Records from a dataset
☆ ☆ ☆ ☆

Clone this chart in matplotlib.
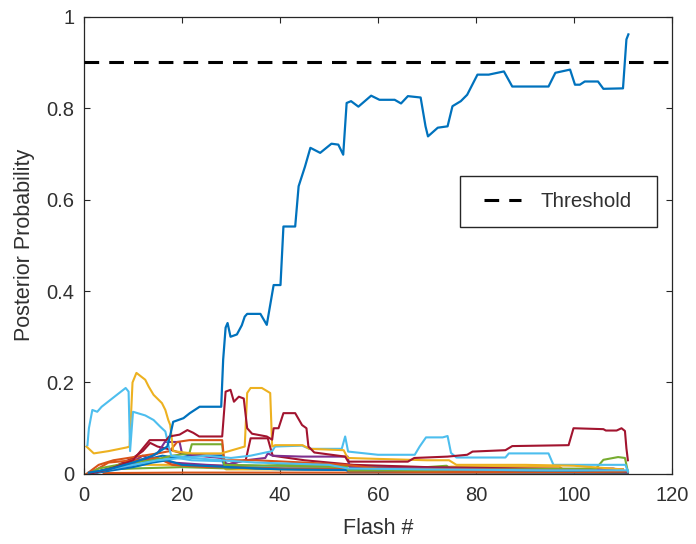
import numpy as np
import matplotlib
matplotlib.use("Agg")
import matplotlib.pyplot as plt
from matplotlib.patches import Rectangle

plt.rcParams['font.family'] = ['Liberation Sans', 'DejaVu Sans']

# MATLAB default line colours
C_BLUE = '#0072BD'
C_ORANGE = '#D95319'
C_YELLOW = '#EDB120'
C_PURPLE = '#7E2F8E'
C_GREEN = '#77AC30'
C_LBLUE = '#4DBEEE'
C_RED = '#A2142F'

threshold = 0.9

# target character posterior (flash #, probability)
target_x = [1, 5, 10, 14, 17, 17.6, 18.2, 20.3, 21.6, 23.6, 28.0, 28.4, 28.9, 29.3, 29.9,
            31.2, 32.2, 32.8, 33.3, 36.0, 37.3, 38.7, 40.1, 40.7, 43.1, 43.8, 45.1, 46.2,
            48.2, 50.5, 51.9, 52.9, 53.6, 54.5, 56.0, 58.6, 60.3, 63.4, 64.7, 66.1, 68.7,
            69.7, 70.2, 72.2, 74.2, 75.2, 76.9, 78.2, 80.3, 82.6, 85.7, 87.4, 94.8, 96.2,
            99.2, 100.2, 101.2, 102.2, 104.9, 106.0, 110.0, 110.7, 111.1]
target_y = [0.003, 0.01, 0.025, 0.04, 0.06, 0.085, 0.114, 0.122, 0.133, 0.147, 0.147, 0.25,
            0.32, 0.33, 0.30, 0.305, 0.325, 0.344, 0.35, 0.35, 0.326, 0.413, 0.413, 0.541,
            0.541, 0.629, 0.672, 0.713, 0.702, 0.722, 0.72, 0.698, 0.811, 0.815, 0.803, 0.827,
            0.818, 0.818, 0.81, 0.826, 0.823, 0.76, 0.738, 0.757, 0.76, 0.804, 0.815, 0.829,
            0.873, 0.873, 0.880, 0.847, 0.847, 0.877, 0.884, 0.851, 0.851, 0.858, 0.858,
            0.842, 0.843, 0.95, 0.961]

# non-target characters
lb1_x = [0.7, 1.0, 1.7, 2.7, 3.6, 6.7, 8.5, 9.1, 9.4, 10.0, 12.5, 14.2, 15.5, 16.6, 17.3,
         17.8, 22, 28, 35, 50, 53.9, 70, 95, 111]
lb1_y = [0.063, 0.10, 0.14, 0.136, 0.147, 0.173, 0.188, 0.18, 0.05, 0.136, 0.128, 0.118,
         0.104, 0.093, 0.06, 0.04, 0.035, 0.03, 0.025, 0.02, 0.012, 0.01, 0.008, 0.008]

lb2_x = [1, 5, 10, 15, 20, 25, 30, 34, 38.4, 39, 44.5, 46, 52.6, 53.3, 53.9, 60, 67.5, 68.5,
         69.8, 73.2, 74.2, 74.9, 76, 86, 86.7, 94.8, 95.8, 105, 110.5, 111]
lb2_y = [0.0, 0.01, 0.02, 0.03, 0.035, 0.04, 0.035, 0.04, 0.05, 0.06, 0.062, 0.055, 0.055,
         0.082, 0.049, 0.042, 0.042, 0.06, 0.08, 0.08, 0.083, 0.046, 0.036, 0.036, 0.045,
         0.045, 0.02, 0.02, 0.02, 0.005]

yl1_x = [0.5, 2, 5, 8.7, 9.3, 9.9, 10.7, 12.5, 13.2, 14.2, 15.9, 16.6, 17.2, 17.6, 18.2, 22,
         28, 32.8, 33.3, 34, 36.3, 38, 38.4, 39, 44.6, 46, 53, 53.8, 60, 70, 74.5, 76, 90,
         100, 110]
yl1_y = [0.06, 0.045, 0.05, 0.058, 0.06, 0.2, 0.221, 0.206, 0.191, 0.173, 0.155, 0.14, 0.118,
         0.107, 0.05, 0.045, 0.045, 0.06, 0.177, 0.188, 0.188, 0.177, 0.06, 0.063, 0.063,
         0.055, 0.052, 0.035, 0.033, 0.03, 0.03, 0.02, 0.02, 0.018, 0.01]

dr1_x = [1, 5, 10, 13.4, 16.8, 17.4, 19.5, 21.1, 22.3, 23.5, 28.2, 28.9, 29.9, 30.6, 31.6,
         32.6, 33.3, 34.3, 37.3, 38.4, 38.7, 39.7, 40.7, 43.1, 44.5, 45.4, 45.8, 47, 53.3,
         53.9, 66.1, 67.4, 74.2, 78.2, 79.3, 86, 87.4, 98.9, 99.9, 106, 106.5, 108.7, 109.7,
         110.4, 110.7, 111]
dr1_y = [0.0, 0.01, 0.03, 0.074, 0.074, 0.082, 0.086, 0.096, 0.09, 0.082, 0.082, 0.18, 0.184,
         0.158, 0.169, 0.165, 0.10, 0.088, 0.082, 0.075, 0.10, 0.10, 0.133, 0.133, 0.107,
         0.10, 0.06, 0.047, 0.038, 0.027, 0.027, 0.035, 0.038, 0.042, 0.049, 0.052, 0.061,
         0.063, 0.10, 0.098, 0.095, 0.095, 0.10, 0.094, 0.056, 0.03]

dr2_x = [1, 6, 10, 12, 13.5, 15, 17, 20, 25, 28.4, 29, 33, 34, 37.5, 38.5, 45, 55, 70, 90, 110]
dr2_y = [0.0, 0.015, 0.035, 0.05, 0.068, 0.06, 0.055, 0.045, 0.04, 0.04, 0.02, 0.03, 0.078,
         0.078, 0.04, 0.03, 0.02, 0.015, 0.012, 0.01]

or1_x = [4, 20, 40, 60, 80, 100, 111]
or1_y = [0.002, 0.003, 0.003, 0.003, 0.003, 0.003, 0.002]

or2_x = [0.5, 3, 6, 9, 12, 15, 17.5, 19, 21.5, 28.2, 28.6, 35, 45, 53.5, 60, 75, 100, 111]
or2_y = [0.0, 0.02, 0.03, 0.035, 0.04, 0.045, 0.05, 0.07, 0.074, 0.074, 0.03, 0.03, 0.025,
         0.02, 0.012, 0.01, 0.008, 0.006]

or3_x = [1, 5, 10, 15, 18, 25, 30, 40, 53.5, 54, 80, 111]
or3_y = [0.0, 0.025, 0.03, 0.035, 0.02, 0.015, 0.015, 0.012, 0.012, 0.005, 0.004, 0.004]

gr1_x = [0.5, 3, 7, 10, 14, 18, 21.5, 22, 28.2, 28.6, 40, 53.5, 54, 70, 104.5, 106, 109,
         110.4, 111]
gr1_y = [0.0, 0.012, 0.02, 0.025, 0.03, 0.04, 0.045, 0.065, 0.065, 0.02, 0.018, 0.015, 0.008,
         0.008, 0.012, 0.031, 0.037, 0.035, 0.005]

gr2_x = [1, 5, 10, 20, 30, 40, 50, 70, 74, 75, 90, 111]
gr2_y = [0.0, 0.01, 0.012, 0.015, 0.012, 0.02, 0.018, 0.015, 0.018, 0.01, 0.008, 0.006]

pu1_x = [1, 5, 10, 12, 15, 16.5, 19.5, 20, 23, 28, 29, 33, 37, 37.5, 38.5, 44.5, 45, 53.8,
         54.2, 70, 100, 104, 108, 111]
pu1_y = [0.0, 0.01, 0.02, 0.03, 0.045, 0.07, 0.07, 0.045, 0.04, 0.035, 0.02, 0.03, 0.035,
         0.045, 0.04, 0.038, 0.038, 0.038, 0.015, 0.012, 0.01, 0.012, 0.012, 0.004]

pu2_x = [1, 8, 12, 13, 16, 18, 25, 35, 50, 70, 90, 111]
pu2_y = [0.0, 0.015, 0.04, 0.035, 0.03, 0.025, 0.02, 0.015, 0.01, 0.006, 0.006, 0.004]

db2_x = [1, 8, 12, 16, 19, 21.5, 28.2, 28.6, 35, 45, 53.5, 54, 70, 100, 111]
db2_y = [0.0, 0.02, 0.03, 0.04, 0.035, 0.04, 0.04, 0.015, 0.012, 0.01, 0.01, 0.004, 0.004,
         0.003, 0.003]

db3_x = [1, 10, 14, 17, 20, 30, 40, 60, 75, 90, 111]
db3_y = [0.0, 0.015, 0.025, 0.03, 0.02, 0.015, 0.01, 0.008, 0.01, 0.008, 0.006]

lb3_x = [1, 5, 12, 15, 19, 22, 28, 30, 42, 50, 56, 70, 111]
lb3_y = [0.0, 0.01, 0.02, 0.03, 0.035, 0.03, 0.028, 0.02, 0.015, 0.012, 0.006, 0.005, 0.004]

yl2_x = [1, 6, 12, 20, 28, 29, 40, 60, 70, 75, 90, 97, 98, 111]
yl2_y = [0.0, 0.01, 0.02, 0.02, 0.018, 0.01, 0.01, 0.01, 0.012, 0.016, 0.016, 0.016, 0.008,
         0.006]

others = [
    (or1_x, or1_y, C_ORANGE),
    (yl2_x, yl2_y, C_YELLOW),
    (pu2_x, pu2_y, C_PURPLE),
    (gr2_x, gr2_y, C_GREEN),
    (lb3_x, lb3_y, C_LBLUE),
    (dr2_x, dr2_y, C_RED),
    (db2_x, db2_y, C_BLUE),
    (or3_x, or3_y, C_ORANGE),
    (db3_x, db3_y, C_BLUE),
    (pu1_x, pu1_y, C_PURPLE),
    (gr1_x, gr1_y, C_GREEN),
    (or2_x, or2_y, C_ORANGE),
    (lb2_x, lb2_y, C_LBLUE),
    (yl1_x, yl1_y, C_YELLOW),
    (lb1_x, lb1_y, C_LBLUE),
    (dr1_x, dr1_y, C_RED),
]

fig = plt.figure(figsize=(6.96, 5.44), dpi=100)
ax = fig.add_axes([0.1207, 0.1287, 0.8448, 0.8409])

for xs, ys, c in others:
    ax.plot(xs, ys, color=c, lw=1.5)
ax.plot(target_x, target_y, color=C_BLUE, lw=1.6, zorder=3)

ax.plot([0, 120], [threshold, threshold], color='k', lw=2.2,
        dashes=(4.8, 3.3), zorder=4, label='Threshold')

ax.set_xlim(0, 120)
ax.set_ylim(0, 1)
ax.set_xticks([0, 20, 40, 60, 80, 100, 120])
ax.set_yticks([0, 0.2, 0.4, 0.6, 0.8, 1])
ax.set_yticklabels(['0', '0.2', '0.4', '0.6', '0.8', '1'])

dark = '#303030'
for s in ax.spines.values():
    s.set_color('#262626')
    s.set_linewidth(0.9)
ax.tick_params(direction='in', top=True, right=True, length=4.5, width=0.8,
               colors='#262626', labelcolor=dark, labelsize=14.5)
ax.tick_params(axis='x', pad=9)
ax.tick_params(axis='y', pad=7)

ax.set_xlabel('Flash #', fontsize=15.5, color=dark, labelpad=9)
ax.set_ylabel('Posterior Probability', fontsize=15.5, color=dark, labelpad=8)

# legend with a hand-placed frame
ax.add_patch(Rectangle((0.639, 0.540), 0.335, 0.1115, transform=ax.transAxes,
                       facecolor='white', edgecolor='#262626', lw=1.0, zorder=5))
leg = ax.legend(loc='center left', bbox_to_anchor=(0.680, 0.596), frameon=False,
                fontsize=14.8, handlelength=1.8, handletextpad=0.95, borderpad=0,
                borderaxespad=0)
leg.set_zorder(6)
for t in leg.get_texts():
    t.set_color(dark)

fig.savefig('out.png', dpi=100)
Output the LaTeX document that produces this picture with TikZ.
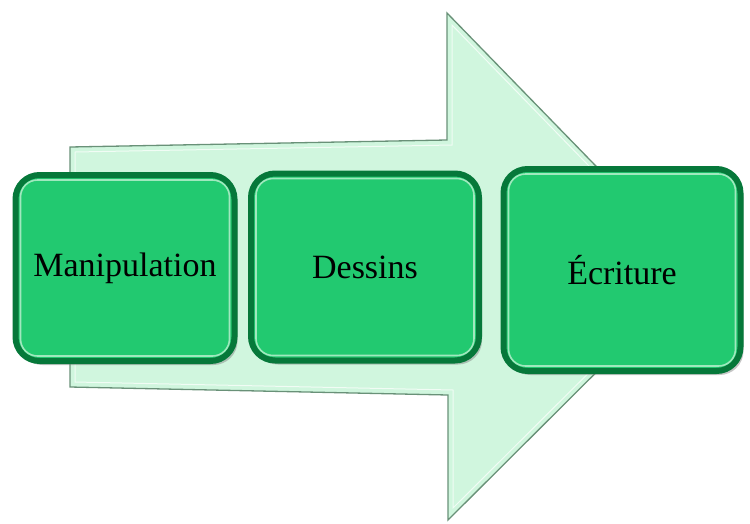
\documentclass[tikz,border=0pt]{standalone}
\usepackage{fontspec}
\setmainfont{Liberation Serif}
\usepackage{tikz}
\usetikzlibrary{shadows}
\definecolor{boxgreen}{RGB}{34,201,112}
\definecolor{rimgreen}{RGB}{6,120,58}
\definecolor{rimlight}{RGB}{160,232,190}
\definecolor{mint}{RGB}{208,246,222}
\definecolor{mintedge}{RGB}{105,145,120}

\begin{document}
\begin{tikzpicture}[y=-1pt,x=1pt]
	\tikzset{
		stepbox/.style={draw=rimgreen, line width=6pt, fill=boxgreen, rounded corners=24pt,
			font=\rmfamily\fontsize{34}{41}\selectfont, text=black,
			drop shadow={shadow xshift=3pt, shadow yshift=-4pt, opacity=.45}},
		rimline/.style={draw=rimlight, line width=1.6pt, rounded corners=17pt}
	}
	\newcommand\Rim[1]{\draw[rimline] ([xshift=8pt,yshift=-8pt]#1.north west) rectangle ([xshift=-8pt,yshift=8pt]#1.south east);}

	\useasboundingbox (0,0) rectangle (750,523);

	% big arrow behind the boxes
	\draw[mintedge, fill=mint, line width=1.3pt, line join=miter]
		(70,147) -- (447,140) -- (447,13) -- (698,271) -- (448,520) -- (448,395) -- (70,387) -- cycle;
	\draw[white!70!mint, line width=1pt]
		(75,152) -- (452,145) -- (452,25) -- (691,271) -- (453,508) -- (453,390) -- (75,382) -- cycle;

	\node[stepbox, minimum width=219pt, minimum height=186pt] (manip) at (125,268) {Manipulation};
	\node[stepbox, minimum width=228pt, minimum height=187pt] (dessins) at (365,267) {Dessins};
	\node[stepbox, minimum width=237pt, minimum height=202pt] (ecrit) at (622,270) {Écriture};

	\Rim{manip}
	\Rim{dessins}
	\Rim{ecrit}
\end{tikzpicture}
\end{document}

☆ ☆ ☆ ☆

Take the lines from the start of the material to the line with "0.045, 0.02, 0.02, 0.02, 0.005]", both included, and transcribe them exactly without the pictures.

Clone this chart in matplotlib.
import numpy as np
import matplotlib
matplotlib.use("Agg")
import matplotlib.pyplot as plt
from matplotlib.patches import Rectangle

plt.rcParams['font.family'] = ['Liberation Sans', 'DejaVu Sans']

# MATLAB default line colours
C_BLUE = '#0072BD'
C_ORANGE = '#D95319'
C_YELLOW = '#EDB120'
C_PURPLE = '#7E2F8E'
C_GREEN = '#77AC30'
C_LBLUE = '#4DBEEE'
C_RED = '#A2142F'

threshold = 0.9

# target character posterior (flash #, probability)
target_x = [1, 5, 10, 14, 17, 17.6, 18.2, 20.3, 21.6, 23.6, 28.0, 28.4, 28.9, 29.3, 29.9,
            31.2, 32.2, 32.8, 33.3, 36.0, 37.3, 38.7, 40.1, 40.7, 43.1, 43.8, 45.1, 46.2,
            48.2, 50.5, 51.9, 52.9, 53.6, 54.5, 56.0, 58.6, 60.3, 63.4, 64.7, 66.1, 68.7,
            69.7, 70.2, 72.2, 74.2, 75.2, 76.9, 78.2, 80.3, 82.6, 85.7, 87.4, 94.8, 96.2,
            99.2, 100.2, 101.2, 102.2, 104.9, 106.0, 110.0, 110.7, 111.1]
target_y = [0.003, 0.01, 0.025, 0.04, 0.06, 0.085, 0.114, 0.122, 0.133, 0.147, 0.147, 0.25,
            0.32, 0.33, 0.30, 0.305, 0.325, 0.344, 0.35, 0.35, 0.326, 0.413, 0.413, 0.541,
            0.541, 0.629, 0.672, 0.713, 0.702, 0.722, 0.72, 0.698, 0.811, 0.815, 0.803, 0.827,
            0.818, 0.818, 0.81, 0.826, 0.823, 0.76, 0.738, 0.757, 0.76, 0.804, 0.815, 0.829,
            0.873, 0.873, 0.880, 0.847, 0.847, 0.877, 0.884, 0.851, 0.851, 0.858, 0.858,
            0.842, 0.843, 0.95, 0.961]

# non-target characters
lb1_x = [0.7, 1.0, 1.7, 2.7, 3.6, 6.7, 8.5, 9.1, 9.4, 10.0, 12.5, 14.2, 15.5, 16.6, 17.3,
         17.8, 22, 28, 35, 50, 53.9, 70, 95, 111]
lb1_y = [0.063, 0.10, 0.14, 0.136, 0.147, 0.173, 0.188, 0.18, 0.05, 0.136, 0.128, 0.118,
         0.104, 0.093, 0.06, 0.04, 0.035, 0.03, 0.025, 0.02, 0.012, 0.01, 0.008, 0.008]

lb2_x = [1, 5, 10, 15, 20, 25, 30, 34, 38.4, 39, 44.5, 46, 52.6, 53.3, 53.9, 60, 67.5, 68.5,
         69.8, 73.2, 74.2, 74.9, 76, 86, 86.7, 94.8, 95.8, 105, 110.5, 111]
lb2_y = [0.0, 0.01, 0.02, 0.03, 0.035, 0.04, 0.035, 0.04, 0.05, 0.06, 0.062, 0.055, 0.055,
         0.082, 0.049, 0.042, 0.042, 0.06, 0.08, 0.08, 0.083, 0.046, 0.036, 0.036, 0.045,
         0.045, 0.02, 0.02, 0.02, 0.005]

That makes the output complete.